▶ [Data listing]:
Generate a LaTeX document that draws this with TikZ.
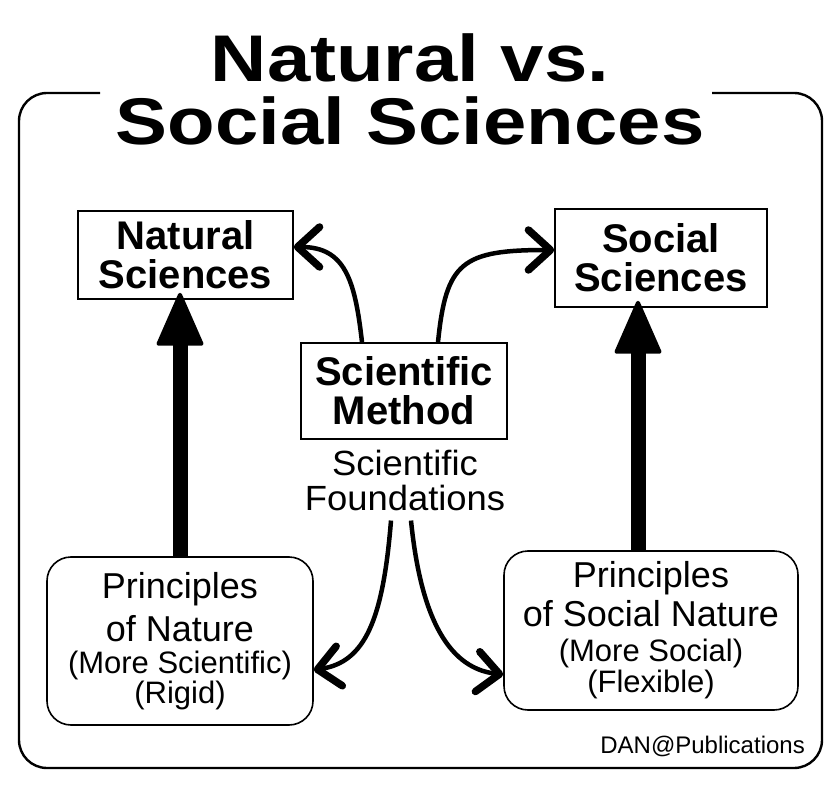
\documentclass[tikz,border=0pt]{standalone}
\usepackage{fontspec}
\setmainfont{Liberation Sans}
\usetikzlibrary{arrows.meta}
\begin{document}
\begin{tikzpicture}[x=1pt,y=-1pt,
    every node/.style={align=center, inner sep=0pt},
    box/.style={draw, line width=1.6pt, font=\bfseries\fontsize{40}{39}\selectfont},
    rbox/.style={draw, line width=1.6pt, rounded corners=24pt, font=\fontsize{36}{43}\selectfont},
    small/.style={font=\fontsize{31}{31}\selectfont},
    bigarrow/.style={line width=15pt, shorten >=-7pt, -{Triangle[length=56pt,width=48pt,line width=4pt,round]}},
    curvy/.style={line width=4.5pt, -{Straight Barb[length=22pt,width=40pt,line width=7.5pt,round]}}]
\useasboundingbox (0,0) rectangle (838,786);
\draw[line width=2.4pt, rounded corners=28pt] (100,93) -| (19,768) -| (822,93) -- (712,93);
\node[font=\bfseries\fontsize{66}{63}\selectfont] (title) at (410,89)
  {\scalebox{1.18}[1]{Natural vs.}\\\scalebox{1.18}[1]{Social Sciences}};
\node[box, minimum width=215pt, minimum height=88pt] (natural) at (185.5,255) {Natural\\Sciences};
\node[box, minimum width=212pt, minimum height=98pt] (social) at (661,258) {Social\\Sciences};
\node[box, minimum width=206pt, minimum height=96pt] (method) at (404,391) {Scientific\\Method};
\node[font=\fontsize{35}{35}\selectfont] (found) at (405,480) {\scalebox{1.04}[1]{Scientific}\\\scalebox{1.04}[1]{Foundations}};
\node[rbox, minimum width=266pt, minimum height=168pt] (nature) at (180,641)
  {Principles\\of Nature\\[-11pt]{\fontsize{31}{31}\selectfont(More Scientific)}\\[-13pt]{\fontsize{31}{31}\selectfont(Rigid)}};
\node[rbox, minimum width=294pt, minimum height=159pt] (socnat) at (651,630.5)
  {Principles\\[-4pt]of Social Nature\\[-8pt]{\fontsize{31}{31}\selectfont(More Social)}\\[-12pt]{\fontsize{31}{31}\selectfont(Flexible)}};
\node[anchor=base east, font=\fontsize{24}{24}\selectfont] (credit) at (805,753) {DAN@Publications};
\draw[bigarrow] (nature.north) -- (nature.north |- natural.south);
\draw[bigarrow] ([xshift=-13pt]socnat.north) -- ([xshift=-13pt]socnat.north |- social.south);
\draw[curvy] ([xshift=-42pt]method.north) .. controls (355,280) and (345,247) .. ([yshift=8pt]natural.east);
\draw[curvy] ([xshift=34pt]method.north) .. controls (446,262) and (462,250) .. ([yshift=8pt]social.west);
\draw[curvy] ([xshift=-14pt,yshift=-10pt]found.south) .. controls (383,620) and (365,662) .. ([yshift=-29pt]nature.east);
\draw[curvy] ([xshift=6pt,yshift=-10pt]found.south) .. controls (420,610) and (445,668) .. ([yshift=-44pt]socnat.west);
\end{tikzpicture}
\end{document}
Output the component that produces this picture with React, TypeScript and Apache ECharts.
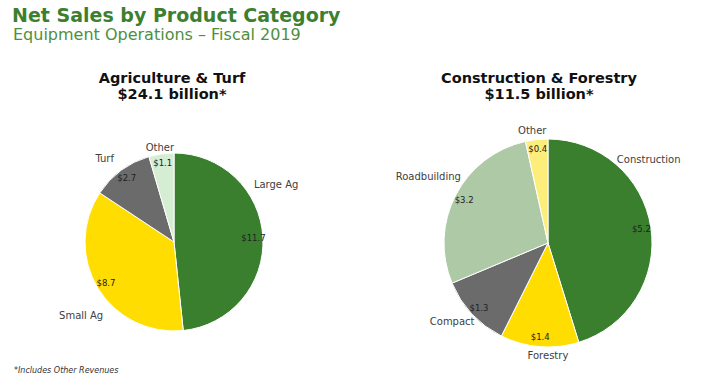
import React, { useEffect, useRef } from "react";
import * as echarts from "echarts";

const agCategories = ["Large Ag", "Small Ag", "Turf", "Other"];
const agValues = [11.7, 8.7, 2.7, 1.1];
const agColors = ["#3a7f2e", "#ffdd00", "#6b6b6b", "#d5edd2"];
const agNameOffsets = [[-16, -53], [12, 26], [-1, -10], [18, -4]];

const cfCategories = ["Construction", "Forestry", "Compact", "Roadbuilding", "Other"];
const cfValues = [5.2, 1.4, 1.3, 3.2, 0.4];
const cfColors = ["#3a7f2e", "#ffdd00", "#6b6b6b", "#adc9a6", "#fdee7c"];
const cfNameOffsets = [[-41, -68], [34, 7], [9, 6], [12, -18], [15, -7]];

const FONT = "DejaVu Sans, Verdana, sans-serif";

function namePie(names: string[], values: number[], colors: string[], offsets: number[][], center: number[], radius: number) {
  return {
    type: "pie",
    center,
    radius,
    startAngle: 90,
    clockwise: true,
    avoidLabelOverlap: false,
    silent: true,
    data: names.map((n, i) => ({ name: n, value: values[i], itemStyle: { color: colors[i] } })),
    itemStyle: { borderColor: "#ffffff", borderWidth: 1 },
    label: {
      show: true,
      position: "outside",
      formatter: "{b}",
      color: "#404040",
      fontSize: 10,
      fontFamily: FONT,
    },
    labelLine: { show: false, length: 2, length2: 0 },
    labelLayout: (p: any) => ({ dx: offsets[p.dataIndex][0], dy: offsets[p.dataIndex][1] }),
  };
}

function valuePie(names: string[], values: number[], center: number[], inner: number, outer: number) {
  return {
    type: "pie",
    center,
    radius: [inner, outer],
    startAngle: 90,
    clockwise: true,
    silent: true,
    avoidLabelOverlap: false,
    data: names.map((n, i) => ({ name: n, value: values[i] })),
    itemStyle: { color: "rgba(0,0,0,0)", borderWidth: 0 },
    label: {
      show: true,
      position: "inside",
      formatter: (p: any) => "$" + p.value.toFixed(1),
      color: "#222222",
      fontSize: 8.5,
      fontFamily: FONT,
    },
    labelLine: { show: false },
  };
}

export default function App() {
  const ref = useRef<HTMLDivElement>(null);
  useEffect(() => {
    document.body.style.margin = "0";
    const chart = echarts.init(ref.current!, null, { renderer: "svg" });
    chart.setOption({
      animation: false,
      backgroundColor: "#ffffff",
      title: [
        {
          text: "Net Sales by Product Category",
          left: 12,
          top: 5,
          padding: 0,
          textStyle: { color: "#3d7f2f", fontSize: 19, fontWeight: "bold", fontFamily: FONT },
        },
        {
          text: "Equipment Operations \u2013 Fiscal 2019",
          left: 13,
          top: 26,
          padding: 0,
          textStyle: { color: "#4e8f3e", fontSize: 16, fontWeight: "normal", fontFamily: FONT },
        },
        {
          text: "Agriculture & Turf\n$24.1 billion*",
          left: 172,
          top: 70,
          padding: 0,
          textAlign: "center",
          textStyle: { color: "#111111", fontSize: 14.5, fontWeight: "bold", fontFamily: FONT, lineHeight: 16 },
        },
        {
          text: "Construction & Forestry\n$11.5 billion*",
          left: 539,
          top: 70,
          padding: 0,
          textAlign: "center",
          textStyle: { color: "#111111", fontSize: 14.5, fontWeight: "bold", fontFamily: FONT, lineHeight: 16 },
        },
        {
          text: "*Includes Other Revenues",
          left: 14,
          top: 366,
          padding: 0,
          textStyle: { color: "#333333", fontSize: 8, fontStyle: "italic", fontWeight: "normal", fontFamily: FONT },
        },
      ],
      series: [
        namePie(agCategories, agValues, agColors, agNameOffsets, [174, 242], 89),
        valuePie(agCategories, agValues, [174, 242], 64, 89),
        namePie(cfCategories, cfValues, cfColors, cfNameOffsets, [548, 243], 104),
        valuePie(cfCategories, cfValues, [548, 243], 79, 104),
      ],
    });
    return () => chart.dispose();
  }, []);
  return <div ref={ref} style={{ width: 710, height: 384 }} />;
}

▶ [Aim of the exercise]:
Would you mind returning each entry above word for word, skipping the images?

▶ [Answer below]:
Generate a LaTeX document that draws this with TikZ.
\documentclass[tikz,border=0pt]{standalone}
\usepackage{fontspec}
\setmainfont{Liberation Sans}
\usetikzlibrary{arrows.meta}
\begin{document}
\begin{tikzpicture}[x=1pt,y=-1pt,
    every node/.style={align=center, inner sep=0pt},
    box/.style={draw, line width=1.6pt, font=\bfseries\fontsize{40}{39}\selectfont},
    rbox/.style={draw, line width=1.6pt, rounded corners=24pt, font=\fontsize{36}{43}\selectfont},
    small/.style={font=\fontsize{31}{31}\selectfont},
    bigarrow/.style={line width=15pt, shorten >=-7pt, -{Triangle[length=56pt,width=48pt,line width=4pt,round]}},
    curvy/.style={line width=4.5pt, -{Straight Barb[length=22pt,width=40pt,line width=7.5pt,round]}}]
\useasboundingbox (0,0) rectangle (838,786);
\draw[line width=2.4pt, rounded corners=28pt] (100,93) -| (19,768) -| (822,93) -- (712,93);
\node[font=\bfseries\fontsize{66}{63}\selectfont] (title) at (410,89)
  {\scalebox{1.18}[1]{Natural vs.}\\\scalebox{1.18}[1]{Social Sciences}};
\node[box, minimum width=215pt, minimum height=88pt] (natural) at (185.5,255) {Natural\\Sciences};
\node[box, minimum width=212pt, minimum height=98pt] (social) at (661,258) {Social\\Sciences};
\node[box, minimum width=206pt, minimum height=96pt] (method) at (404,391) {Scientific\\Method};
\node[font=\fontsize{35}{35}\selectfont] (found) at (405,480) {\scalebox{1.04}[1]{Scientific}\\\scalebox{1.04}[1]{Foundations}};
\node[rbox, minimum width=266pt, minimum height=168pt] (nature) at (180,641)
  {Principles\\of Nature\\[-11pt]{\fontsize{31}{31}\selectfont(More Scientific)}\\[-13pt]{\fontsize{31}{31}\selectfont(Rigid)}};
\node[rbox, minimum width=294pt, minimum height=159pt] (socnat) at (651,630.5)
  {Principles\\[-4pt]of Social Nature\\[-8pt]{\fontsize{31}{31}\selectfont(More Social)}\\[-12pt]{\fontsize{31}{31}\selectfont(Flexible)}};
\node[anchor=base east, font=\fontsize{24}{24}\selectfont] (credit) at (805,753) {DAN@Publications};
\draw[bigarrow] (nature.north) -- (nature.north |- natural.south);
\draw[bigarrow] ([xshift=-13pt]socnat.north) -- ([xshift=-13pt]socnat.north |- social.south);
\draw[curvy] ([xshift=-42pt]method.north) .. controls (355,280) and (345,247) .. ([yshift=8pt]natural.east);
\draw[curvy] ([xshift=34pt]method.north) .. controls (446,262) and (462,250) .. ([yshift=8pt]social.west);
\draw[curvy] ([xshift=-14pt,yshift=-10pt]found.south) .. controls (383,620) and (365,662) .. ([yshift=-29pt]nature.east);
\draw[curvy] ([xshift=6pt,yshift=-10pt]found.south) .. controls (420,610) and (445,668) .. ([yshift=-44pt]socnat.west);
\end{tikzpicture}
\end{document}
Output the component that produces this picture with React, TypeScript and Apache ECharts.
import React, { useEffect, useRef } from "react";
import * as echarts from "echarts";

const agCategories = ["Large Ag", "Small Ag", "Turf", "Other"];
const agValues = [11.7, 8.7, 2.7, 1.1];
const agColors = ["#3a7f2e", "#ffdd00", "#6b6b6b", "#d5edd2"];
const agNameOffsets = [[-16, -53], [12, 26], [-1, -10], [18, -4]];

const cfCategories = ["Construction", "Forestry", "Compact", "Roadbuilding", "Other"];
const cfValues = [5.2, 1.4, 1.3, 3.2, 0.4];
const cfColors = ["#3a7f2e", "#ffdd00", "#6b6b6b", "#adc9a6", "#fdee7c"];
const cfNameOffsets = [[-41, -68], [34, 7], [9, 6], [12, -18], [15, -7]];

const FONT = "DejaVu Sans, Verdana, sans-serif";

function namePie(names: string[], values: number[], colors: string[], offsets: number[][], center: number[], radius: number) {
  return {
    type: "pie",
    center,
    radius,
    startAngle: 90,
    clockwise: true,
    avoidLabelOverlap: false,
    silent: true,
    data: names.map((n, i) => ({ name: n, value: values[i], itemStyle: { color: colors[i] } })),
    itemStyle: { borderColor: "#ffffff", borderWidth: 1 },
    label: {
      show: true,
      position: "outside",
      formatter: "{b}",
      color: "#404040",
      fontSize: 10,
      fontFamily: FONT,
    },
    labelLine: { show: false, length: 2, length2: 0 },
    labelLayout: (p: any) => ({ dx: offsets[p.dataIndex][0], dy: offsets[p.dataIndex][1] }),
  };
}

function valuePie(names: string[], values: number[], center: number[], inner: number, outer: number) {
  return {
    type: "pie",
    center,
    radius: [inner, outer],
    startAngle: 90,
    clockwise: true,
    silent: true,
    avoidLabelOverlap: false,
    data: names.map((n, i) => ({ name: n, value: values[i] })),
    itemStyle: { color: "rgba(0,0,0,0)", borderWidth: 0 },
    label: {
      show: true,
      position: "inside",
      formatter: (p: any) => "$" + p.value.toFixed(1),
      color: "#222222",
      fontSize: 8.5,
      fontFamily: FONT,
    },
    labelLine: { show: false },
  };
}

export default function App() {
  const ref = useRef<HTMLDivElement>(null);
  useEffect(() => {
    document.body.style.margin = "0";
    const chart = echarts.init(ref.current!, null, { renderer: "svg" });
    chart.setOption({
      animation: false,
      backgroundColor: "#ffffff",
      title: [
        {
          text: "Net Sales by Product Category",
          left: 12,
          top: 5,
          padding: 0,
          textStyle: { color: "#3d7f2f", fontSize: 19, fontWeight: "bold", fontFamily: FONT },
        },
        {
          text: "Equipment Operations \u2013 Fiscal 2019",
          left: 13,
          top: 26,
          padding: 0,
          textStyle: { color: "#4e8f3e", fontSize: 16, fontWeight: "normal", fontFamily: FONT },
        },
        {
          text: "Agriculture & Turf\n$24.1 billion*",
          left: 172,
          top: 70,
          padding: 0,
          textAlign: "center",
          textStyle: { color: "#111111", fontSize: 14.5, fontWeight: "bold", fontFamily: FONT, lineHeight: 16 },
        },
        {
          text: "Construction & Forestry\n$11.5 billion*",
          left: 539,
          top: 70,
          padding: 0,
          textAlign: "center",
          textStyle: { color: "#111111", fontSize: 14.5, fontWeight: "bold", fontFamily: FONT, lineHeight: 16 },
        },
        {
          text: "*Includes Other Revenues",
          left: 14,
          top: 366,
          padding: 0,
          textStyle: { color: "#333333", fontSize: 8, fontStyle: "italic", fontWeight: "normal", fontFamily: FONT },
        },
      ],
      series: [
        namePie(agCategories, agValues, agColors, agNameOffsets, [174, 242], 89),
        valuePie(agCategories, agValues, [174, 242], 64, 89),
        namePie(cfCategories, cfValues, cfColors, cfNameOffsets, [548, 243], 104),
        valuePie(cfCategories, cfValues, [548, 243], 79, 104),
      ],
    });
    return () => chart.dispose();
  }, []);
  return <div ref={ref} style={{ width: 710, height: 384 }} />;
}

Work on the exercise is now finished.